Exercise objective: Without the pictures, return exactly the lines from the one with "What React, TypeScript" through the one with "import * as". Both end lines belong in the copy.

Data for processing:
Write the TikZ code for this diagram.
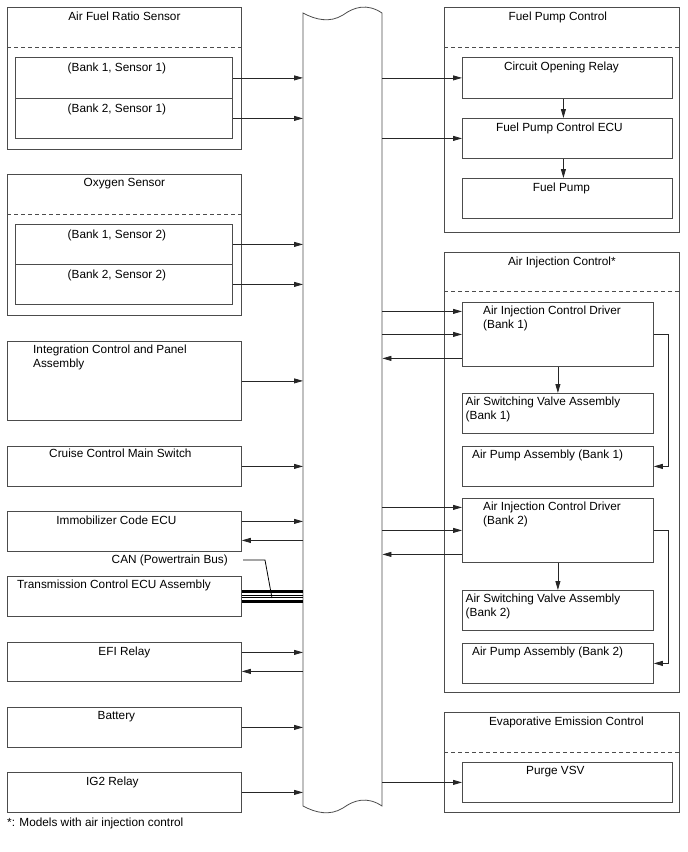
\documentclass[tikz,border=0pt]{standalone}
\usepackage{fontspec}
\setmainfont{Liberation Sans}
\usepackage{tikz}
\usetikzlibrary{arrows.meta, positioning}
\tikzstyle{frame} = [draw=black!70, line width=0.8pt]
\tikzstyle{arr}   = [draw=black!85, line width=0.8pt, -{Triangle[length=9pt,width=5pt]}]

\begin{document}
\begin{tikzpicture}[x=1pt, y=-1pt,
    every node/.style={font=\fontsize{11.8}{14}\selectfont},
    grp/.style={rectangle, frame, anchor=north west, minimum width=235pt, inner sep=0pt},
    blk/.style={rectangle, frame, anchor=north west, minimum height=40pt, inner sep=0pt},
    lblk/.style={blk, minimum width=234pt},
    sblk/.style={blk, minimum width=217pt},
    rblk/.style={blk, minimum width=210pt},
    ablk/.style={blk, minimum width=191pt},
    txt/.style={anchor=north, inner sep=4.5pt},
    ltxt/.style={anchor=north west, align=left, inner sep=3.5pt},
    sep/.style={frame, dash pattern=on 4pt off 3pt},
    bus/.style={line width=3pt},
    wire/.style={line width=0.8pt}]

  \useasboundingbox (0,0) rectangle (688,852);

  % sensors and switches
  \node[grp, minimum width=234pt, minimum height=142pt, label={[txt]north:Air Fuel Ratio Sensor}] (afr) at (7,7) {};
  \draw[sep] ([yshift=-40pt]afr.north west) -- ([yshift=-40pt]afr.north east);
  \node[sblk, minimum height=41pt, label={[txt, xshift=-7pt, inner sep=6pt]north:{(Bank 1, Sensor 1)}}] (afr1) at (15,57) {};
  \node[sblk, label={[txt, xshift=-7pt, inner sep=6pt]north:{(Bank 2, Sensor 1)}}] (afr2) at (15,98) {};

  \node[grp, minimum width=234pt, minimum height=141pt, label={[txt]north:Oxygen Sensor}] (oxs) at (7,174) {};
  \draw[sep] ([yshift=-40pt]oxs.north west) -- ([yshift=-40pt]oxs.north east);
  \node[sblk, label={[txt, xshift=-7pt, inner sep=6pt]north:{(Bank 1, Sensor 2)}}] (oxs1) at (15,224) {};
  \node[sblk, label={[txt, xshift=-7pt, inner sep=6pt]north:{(Bank 2, Sensor 2)}}] (oxs2) at (15,264) {};

  \node[lblk, minimum height=79pt, label={[ltxt, xshift=22.5pt]north west:{Integration Control and Panel\\Assembly}}] (icp) at (7,341) {};
  \node[lblk, label={[txt, xshift=-4pt, inner sep=2.5pt]north:Cruise Control Main Switch}] (ccs) at (7,446) {};
  \node[lblk, label={[txt, xshift=-8pt]north:Immobilizer Code ECU}] (imm) at (7,511) {};
  \node[anchor=east, inner sep=2pt] (can) at (230,560) {CAN (Powertrain Bus)};
  \node[lblk, label={[ltxt, xshift=6.5pt]north west:Transmission Control ECU Assembly}] (tcm) at (7,576) {};
  \node[lblk, minimum height=39pt, label={[txt]north:EFI Relay}] (efi) at (7,642) {};
  \node[lblk, label={[txt, xshift=-8pt]north:Battery}] (bat) at (7,707) {};
  \node[lblk, label={[txt, xshift=-12pt]north:IG2 Relay}] (ig2) at (7,772) {};
  \node[anchor=west, inner sep=3pt] (note) at (4,823) {*: Models with air injection control};

  % engine control bar
  \node[anchor=north west, minimum width=79pt, minimum height=805pt, inner sep=0pt] (ecm) at (303,7) {};
  \draw[frame] (303,13) .. controls (316,20) and (330,23) .. (343,15)
    .. controls (354,7) and (367,3) .. (382,13) -- (382,806)
    .. controls (367,796) and (354,800) .. (343,808)
    .. controls (330,816) and (316,813) .. (303,806) -- cycle;

  % actuators
  \node[grp, minimum height=225pt, label={[txt, xshift=-4pt]north:Fuel Pump Control}] (fpc) at (444,7) {};
  \draw[sep] ([yshift=-40pt]fpc.north west) -- ([yshift=-40pt]fpc.north east);
  \node[rblk, minimum height=41pt, label={[txt, xshift=-6pt]north:Circuit Opening Relay}] (cor) at (462,57) {};
  \node[rblk, label={[txt, xshift=-8pt]north:Fuel Pump Control ECU}] (fpe) at (462,118) {};
  \node[rblk, label={[txt, xshift=-6pt]north:Fuel Pump}] (fp) at (462,178) {};

  \node[grp, minimum height=440pt, label={[txt]north:Air Injection Control*}] (aic) at (444,252) {};
  \draw[sep] ([yshift=-39pt]aic.north west) -- ([yshift=-39pt]aic.north east);
  \node[ablk, minimum height=64pt, label={[ltxt, xshift=17.5pt]north west:{Air Injection Control Driver\\(Bank 1)}}] (aid1) at (462,302) {};
  \node[ablk, label={[ltxt]north west:{Air Switching Valve Assembly\\(Bank 1)}}] (asv1) at (462,393) {};
  \node[ablk, label={[ltxt, xshift=6.5pt]north west:{Air Pump Assembly (Bank 1)}}] (ap1) at (462,446) {};
  \node[ablk, minimum height=64pt, label={[ltxt, xshift=17.5pt]north west:{Air Injection Control Driver\\(Bank 2)}}] (aid2) at (462,498) {};
  \node[ablk, label={[ltxt]north west:{Air Switching Valve Assembly\\(Bank 2)}}] (asv2) at (462,590) {};
  \node[ablk, label={[ltxt, xshift=6.5pt]north west:{Air Pump Assembly (Bank 2)}}] (ap2) at (462,643) {};

  \node[grp, minimum height=100pt, label={[txt, xshift=4.5pt]north:Evaporative Emission Control}] (eec) at (444,712) {};
  \draw[sep] ([yshift=-40pt]eec.north west) -- ([yshift=-40pt]eec.north east);
  \node[rblk, label={[txt, xshift=-12pt]north:Purge VSV}] (pvsv) at (462,762) {};

  % inputs
  \draw[arr] (afr1.east) -- (afr1.east -| ecm.west);
  \draw[arr] (afr2.east) -- (afr2.east -| ecm.west);
  \draw[arr] (oxs1.east) -- (oxs1.east -| ecm.west);
  \draw[arr] (oxs2.east) -- (oxs2.east -| ecm.west);
  \draw[arr] (icp.east) -- (icp.east -| ecm.west);
  \draw[arr] (ccs.east) -- (ccs.east -| ecm.west);
  \draw[arr] ([yshift=10pt]imm.east) -- ([yshift=10pt]imm.east -| ecm.west);
  \draw[arr] ([yshift=-9pt]imm.east -| ecm.west) -- ([yshift=-9pt]imm.east);
  \draw[arr] ([yshift=9.5pt]efi.east) -- ([yshift=9.5pt]efi.east -| ecm.west);
  \draw[arr] ([yshift=-9.5pt]efi.east -| ecm.west) -- ([yshift=-9.5pt]efi.east);
  \draw[arr] (bat.east) -- (bat.east -| ecm.west);
  \draw[arr] (ig2.east) -- (ig2.east -| ecm.west);

  % CAN bus
  \draw[bus] ([yshift=5pt]tcm.east) -- ([yshift=5pt]tcm.east -| ecm.west);
  \draw[wire] ([yshift=1pt]tcm.east) -- ([yshift=1pt]tcm.east -| ecm.west);
  \draw[wire] ([yshift=-1pt]tcm.east) -- ([yshift=-1pt]tcm.east -| ecm.west);
  \draw[bus] ([yshift=-5pt]tcm.east) -- ([yshift=-5pt]tcm.east -| ecm.west);
  \coordinate (cantap) at (272,598);
  \draw[wire] ([xshift=13pt]can.east) -- ++(22,0) -- (cantap);

  % outputs
  \draw[arr] (cor.west -| ecm.east) -- (cor.west);
  \draw[arr] (fpe.west -| ecm.east) -- (fpe.west);
  \draw[arr] ([xshift=-4pt]cor.south) -- ([xshift=-4pt]fpe.north);
  \draw[arr] ([xshift=-4pt]fpe.south) -- ([xshift=-4pt]fp.north);

  \draw[arr] ([yshift=23pt]aid1.west -| ecm.east) -- ([yshift=23pt]aid1.west);
  \draw[arr] (aid1.west -| ecm.east) -- (aid1.west);
  \draw[arr] ([yshift=-24pt]aid1.west) -- ([yshift=-24pt]aid1.west -| ecm.east);
  \draw[arr] (aid1.south) -- (asv1.north);
  \draw[arr] (aid1.east) -- ++(15,0) |- (ap1.east);

  \draw[arr] ([yshift=23pt]aid2.west -| ecm.east) -- ([yshift=23pt]aid2.west);
  \draw[arr] (aid2.west -| ecm.east) -- (aid2.west);
  \draw[arr] ([yshift=-24pt]aid2.west) -- ([yshift=-24pt]aid2.west -| ecm.east);
  \draw[arr] (aid2.south) -- (asv2.north);
  \draw[arr] (aid2.east) -- ++(15,0) |- (ap2.east);

  \draw[arr] (pvsv.west -| ecm.east) -- (pvsv.west);
\end{tikzpicture}
\end{document}
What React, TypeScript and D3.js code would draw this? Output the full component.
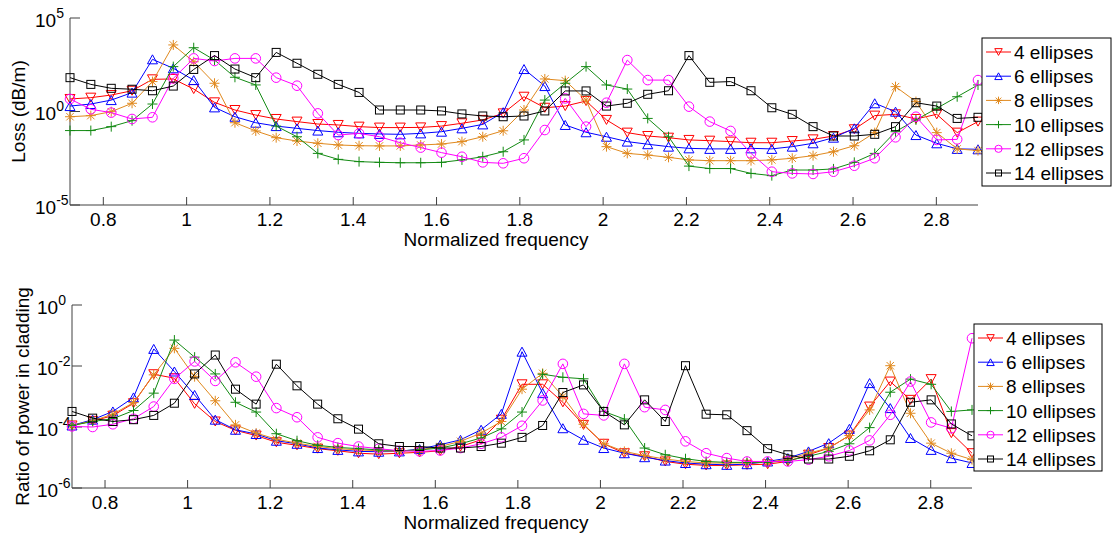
import * as d3 from "d3"

// normalized frequency of every sample (same grid in both panels)
const freq = [
  0.720, 0.770, 0.819, 0.869, 0.918, 0.968, 1.017, 1.067, 1.116, 1.166,
  1.215, 1.265, 1.315, 1.364, 1.414, 1.463, 1.513, 1.562, 1.612, 1.661,
  1.711, 1.760, 1.810, 1.860, 1.909, 1.959, 2.008, 2.058, 2.107, 2.157,
  2.206, 2.256, 2.306, 2.355, 2.405, 2.454, 2.504, 2.553, 2.603, 2.652,
  2.702, 2.751, 2.801, 2.850, 2.900,
]

// loss, stored as log10 of dB/m
const loss4 = [
  0.67, 0.74, 0.88, 1.11, 1.72, 1.74, 1.20, 0.49, 0.08, -0.19,
  -0.40, -0.54, -0.67, -0.72, -0.81, -0.86, -0.86, -0.85, -0.78, -0.63,
  -0.45, -0.10, 0.79, 0.20, 0.29, 0.56, -0.45, -1.13, -1.31, -1.40,
  -1.52, -1.56, -1.61, -1.67, -1.67, -1.58, -1.49, -1.31, -0.95, -0.22,
  -0.15, -0.40, -0.15, -1.13, -0.54,
]
const loss6 = [
  0.29, 0.40, 0.61, 1.01, 2.79, 2.31, 1.68, 0.22, -0.28, -0.60,
  -0.78, -0.90, -1.02, -1.11, -1.17, -1.20, -1.22, -1.17, -1.08, -0.90,
  -0.69, -0.04, 2.27, 1.36, -0.72, -1.11, -1.35, -1.61, -1.75, -1.88,
  -1.97, -2.00, -2.00, -1.97, -2.00, -1.88, -1.70, -1.40, -0.90, 0.44,
  -0.01, -1.26, -1.70, -2.00, -2.02,
]
const loss8 = [
  -0.28, -0.22, -0.01, 0.44, 1.60, 3.56, 2.66, 1.51, -0.60, -1.04,
  -1.40, -1.58, -1.70, -1.79, -1.83, -1.84, -1.84, -1.79, -1.74, -1.61,
  -1.35, -1.03, 0.08, 1.74, 1.65, 0.61, -1.88, -2.24, -2.33, -2.45,
  -2.59, -2.63, -2.63, -2.63, -2.59, -2.50, -2.36, -2.15, -1.83, -1.13,
  1.33, 0.53, -1.13, -2.00, -2.09,
]
const loss10 = [
  -1.02, -1.02, -0.81, -0.49, 0.40, 2.40, 3.41, 2.75, 1.83, 1.42,
  -0.78, -1.35, -2.24, -2.56, -2.68, -2.72, -2.74, -2.74, -2.72, -2.59,
  -2.42, -2.15, -1.52, 0.61, 1.51, 2.40, 1.42, 1.20, -0.37, -1.35,
  -2.92, -3.05, -3.05, -3.31, -3.43, -3.13, -3.13, -3.07, -2.72, -2.24,
  -1.08, -0.45, 0.17, 0.79, 1.42,
]
const loss12 = [
  0.67, 0.12, -0.06, -0.40, -0.31, 1.77, 2.84, 2.70, 2.84, 2.84,
  1.81, 1.38, -0.10, -1.26, -1.17, -1.35, -1.67, -1.93, -2.20, -2.42,
  -2.72, -2.77, -2.50, -0.99, 0.70, -0.81, 0.47, 2.75, 1.68, 1.68,
  0.26, -0.54, -1.04, -2.24, -3.22, -3.31, -3.34, -3.22, -2.90, -2.50,
  -1.38, -0.28, -1.52, -1.49, 1.68,
]
const loss14 = [
  1.81, 1.45, 1.24, 1.19, 1.11, 1.36, 2.25, 2.99, 2.27, 1.81,
  3.16, 2.58, 1.99, 1.45, 1.02, 0.08, 0.08, 0.08, 0.03, -0.13,
  -0.24, -0.28, -0.24, 0.03, 1.10, 1.10, 0.29, 0.44, 0.92, 1.11,
  2.99, 1.56, 1.60, 1.11, 0.20, -0.15, -0.81, -1.31, -1.31, -1.22,
  -0.81, 0.47, 0.29, -0.37, -0.31,
]

// ratio of power in cladding, stored as log10
const ratio4 = [
  -3.95, -3.80, -3.63, -3.22, -2.27, -2.40, -3.24, -3.82, -4.11, -4.28,
  -4.50, -4.60, -4.71, -4.78, -4.86, -4.89, -4.86, -4.83, -4.78, -4.64,
  -4.42, -3.76, -2.60, -2.60, -3.19, -3.93, -4.55, -4.86, -4.96, -5.13,
  -5.22, -5.26, -5.26, -5.24, -5.22, -5.13, -4.91, -4.69, -4.28, -3.33,
  -2.51, -3.11, -2.43, -4.20, -4.86,
]
const ratio6 = [
  -3.95, -3.76, -3.49, -3.03, -1.44, -2.18, -2.95, -3.76, -4.09, -4.23,
  -4.45, -4.55, -4.69, -4.75, -4.80, -4.81, -4.80, -4.72, -4.58, -4.42,
  -4.09, -3.57, -1.53, -2.89, -4.04, -4.42, -4.69, -4.86, -4.99, -5.10,
  -5.18, -5.22, -5.24, -5.22, -5.13, -5.02, -4.80, -4.53, -4.06, -2.56,
  -3.38, -4.36, -4.75, -5.02, -5.18,
]
const ratio8 = [
  -3.95, -3.80, -3.58, -3.20, -2.29, -1.42, -2.35, -3.14, -3.93, -4.20,
  -4.40, -4.53, -4.64, -4.71, -4.75, -4.78, -4.80, -4.75, -4.64, -4.47,
  -4.20, -3.82, -2.76, -2.24, -3.00, -3.91, -4.55, -4.80, -4.94, -5.05,
  -5.13, -5.18, -5.18, -5.18, -5.16, -5.05, -4.86, -4.69, -4.28, -3.44,
  -1.99, -3.55, -4.53, -4.86, -5.07,
]
const ratio10 = [
  -3.95, -3.82, -3.73, -3.46, -2.89, -1.15, -1.71, -2.26, -3.19, -3.51,
  -4.22, -4.45, -4.60, -4.67, -4.71, -4.75, -4.78, -4.75, -4.69, -4.55,
  -4.36, -4.06, -3.51, -2.27, -2.37, -2.42, -3.49, -3.74, -4.69, -4.91,
  -5.04, -5.13, -5.16, -5.16, -5.16, -5.10, -4.96, -4.80, -4.55, -4.02,
  -2.86, -2.43, -2.60, -3.49, -3.44,
]
const ratio12 = [
  -3.98, -4.00, -3.91, -3.73, -3.33, -2.42, -1.85, -2.49, -1.88, -2.35,
  -3.38, -3.68, -4.34, -4.53, -4.64, -4.71, -4.78, -4.80, -4.77, -4.69,
  -4.55, -4.34, -3.96, -3.13, -1.93, -3.57, -3.62, -1.93, -3.35, -3.44,
  -4.47, -4.86, -5.02, -5.13, -5.13, -5.13, -5.07, -4.96, -4.77, -4.44,
  -3.60, -2.51, -3.85, -4.04, -1.09,
]
const ratio14 = [
  -3.49, -3.71, -3.82, -3.76, -3.62, -3.22, -2.26, -1.64, -2.76, -3.25,
  -1.94, -2.65, -3.25, -3.73, -4.07, -4.55, -4.64, -4.64, -4.69, -4.69,
  -4.64, -4.53, -4.34, -3.95, -2.87, -2.62, -3.49, -3.93, -3.11, -3.82,
  -1.99, -3.58, -3.60, -4.12, -4.71, -4.91, -5.05, -5.05, -4.96, -4.78,
  -4.42, -3.19, -3.11, -3.90, -4.29,
]

const labels = ["4 ellipses", "6 ellipses", "8 ellipses", "10 ellipses", "12 ellipses", "14 ellipses"]
const colors = ["#ff0000", "#0000ff", "#e0891e", "#138a13", "#ff00ff", "#000000"]
const markers = ["down", "up", "star", "plus", "circle", "square"]

const xTicks = [0.8, 1, 1.2, 1.4, 1.6, 1.8, 2, 2.2, 2.4, 2.6, 2.8]
const lossExpTicks = [-5, 0, 5]
const ratioExpTicks = [-6, -4, -2, 0]

const FONT = "'Liberation Sans', Arial, sans-serif"
const AXIS = "#404040"

function Marker({ kind, x, y, color, s = 1 }) {
  const p = { fill: "none", stroke: color, strokeWidth: 1 }
  const a = 5 * s, b = 4.5 * s
  if (kind === "down") return <path d={`M${x - a},${y - b}L${x + a},${y - b}L${x},${y + b}Z`} {...p} />
  if (kind === "up") return <path d={`M${x - a},${y + b}L${x + a},${y + b}L${x},${y - b}Z`} {...p} />
  if (kind === "circle") return <circle cx={x} cy={y} r={4.8 * s} {...p} />
  if (kind === "square") return <rect x={x - 4 * s} y={y - 4 * s} width={8 * s} height={8 * s} {...p} />
  if (kind === "plus") return <path d={`M${x - a},${y}L${x + a},${y}M${x},${y - a}L${x},${y + a}`} {...p} />
  // star: + and x together
  const c = 3.7 * s
  return <path d={`M${x - a},${y}L${x + a},${y}M${x},${y - a}L${x},${y + a}M${x - c},${y - c}L${x + c},${y + c}M${x - c},${y + c}L${x + c},${y - c}`} {...p} />
}

function Panel({ series, box, yExp, yTicks, yLabel, yLabelX, legend }) {
  const x = d3.scaleLinear().domain([0.72, 2.9]).range([box.left, box.right])
  const y = d3.scaleLog().domain([10 ** yExp[0], 10 ** yExp[1]]).range([box.bottom, box.top])
  const line = d3.line<[number, number]>().x(d => x(d[0])).y(d => y(d[1]))

  return (
    <g>
      {/* axes, box off, ticks pointing in */}
      <line x1={box.left} x2={box.left} y1={box.top} y2={box.bottom} stroke={AXIS} />
      <line x1={box.left} x2={box.right} y1={box.bottom} y2={box.bottom} stroke={AXIS} />
      {xTicks.map(t => (
        <g key={t}>
          <line x1={x(t)} x2={x(t)} y1={box.bottom} y2={box.bottom - 8} stroke={AXIS} />
          <text x={x(t)} y={box.bottom + 21} textAnchor="middle" fontSize={19}>{t}</text>
        </g>
      ))}
      {yTicks.map(e => (
        <g key={e}>
          <line x1={box.left} x2={box.left + 10} y1={y(10 ** e)} y2={y(10 ** e)} stroke={AXIS} />
          <text x={box.left - 35} y={y(10 ** e) + 8.5} fontSize={19}>
            10<tspan fontSize={14} dy={-9}>{e}</tspan>
          </text>
        </g>
      ))}
      <text x={496} y={box.bottom + 41} textAnchor="middle" fontSize={19}>Normalized frequency</text>
      <text transform={`translate(${yLabelX},${(box.top + box.bottom) / 2}) rotate(-90)`}
        textAnchor="middle" fontSize={19}>{yLabel}</text>

      {series.map((s, i) => {
        const pts = freq.map((f, k) => [f, 10 ** s[k]] as [number, number])
        return (
          <g key={i}>
            <path d={line(pts)} fill="none" stroke={colors[i]} strokeWidth={1} />
            {pts.map((d, k) => <Marker key={k} kind={markers[i]} x={x(d[0])} y={y(d[1])} color={colors[i]} />)}
          </g>
        )
      })}

      <rect x={legend.x} y={legend.y} width={legend.w} height={legend.h} fill="#fff" stroke="#000" />
      {labels.map((lab, i) => {
        const cy = legend.y + 14 + i * 24.2
        const lx = legend.x + 4
        return (
          <g key={lab}>
            <line x1={lx} x2={lx + 25} y1={cy} y2={cy} stroke={colors[i]} />
            <Marker kind={markers[i]} x={lx + 12.5} y={cy} color={colors[i]} s={0.75} />
            <text x={lx + 28} y={cy + 7} fontSize={19}>{lab}</text>
          </g>
        )
      })}
    </g>
  )
}

export default function App() {
  return (
    <svg width={1112} height={533} style={{ position: "absolute", left: 0, top: 0, background: "#fff" }}
      fontFamily={FONT}>
      <Panel series={[loss4, loss6, loss8, loss10, loss12, loss14]}
        box={{ left: 70, right: 978, top: 18, bottom: 205 }}
        yExp={[-5, 5]} yTicks={lossExpTicks} yLabel="Loss (dB/m)" yLabelX={25}
        legend={{ x: 982, y: 38, w: 129, h: 148 }} />
      <Panel series={[ratio4, ratio6, ratio8, ratio10, ratio12, ratio14]}
        box={{ left: 72, right: 972, top: 305, bottom: 488 }}
        yExp={[-6, 0]} yTicks={ratioExpTicks} yLabel="Ratio of power in cladding" yLabelX={29}
        legend={{ x: 974, y: 324, w: 128, h: 147 }} />
    </svg>
  )
}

Final result:
What React, TypeScript and D3.js code would draw this? Output the full component.
import * as d3 from "d3"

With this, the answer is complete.